I am wondering if anybody can test this on a usb card in case that is all that is supported.

There is a readme and code located at /usr/src/linux/drivers/net/wireless/libertas/ I am looking at.

Opensolaris reportadly has a driver called "Malo" and my card is reported working with this driver.

Here is the source code for the Malo driver now just a matter of compiling it and testing it.

----------

## turtles

Bump.

I am not sure where to go from here?

There is a Libertas driver in the kernel.

As far as I know it does not work?

Does any one have the Libertas kernel driver working with the 88w8335 [Libertas] 802.11b/g Wireless (rev 03)?

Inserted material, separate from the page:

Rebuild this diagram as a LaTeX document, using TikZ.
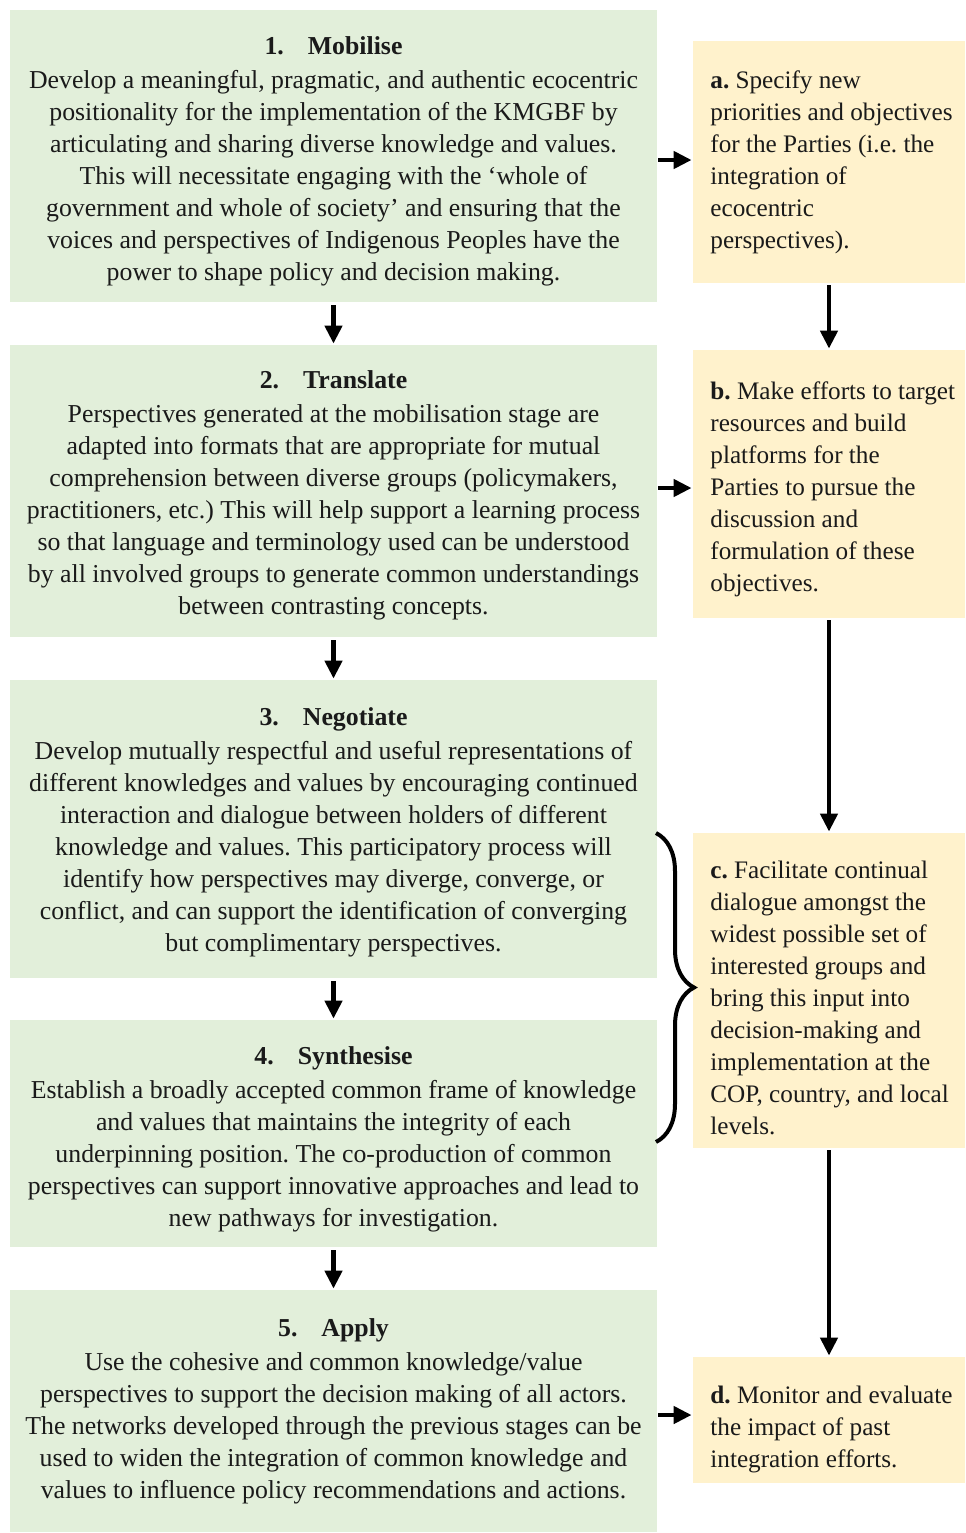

Is the libertas driver the same as the malo driver?

http://www.openbsd.org/cgi-bin/man.cgi?query=malo

Or the mrv8k driver?

DEC 2008 EDIT:

Add information links for notes

http://projects.linuxtogo.org/pipermail/marvell8385-devel/

http://lists.infradead.org/pipermail/libertas-dev/

----------

## aryaniae

This kernel module selects the FW_LOADER config flag, which usually means that it needs external firmware at runtime.

This is usually true for CardBus net adapters, because they need firmware to run and don't come with it preinstalled. This means that the kernel must load their firmware before they will work. Many Linux drivers do not include the needed firmware because of copyright concerns, so you have to find and install it yourself. Most of the time you have to extract it from the Windows drivers.

Gentoo-Wiki usually has good tutorials for this sort of thing, but they're currently moving their servers so the site is down. I have this chipset in a Netgear WG511 v2 (China) card, so I'll go look for instructions on extracting the firmware. If I find some, I'll post them here and on Gentoo-Wiki if they're not there already.

----------

## n19i

It seems that the kernel drivers doesn't support 88w8335 chipset yet, only 88w8385 and 88w8686.

I've found some other firmware, but not for 8335: http://wiki.laptop.org/go/Libertas

I've given up waiting for this to work, and bought another cheap wireless card some months ago.

PS.: and I've been waiting since july 2006

----------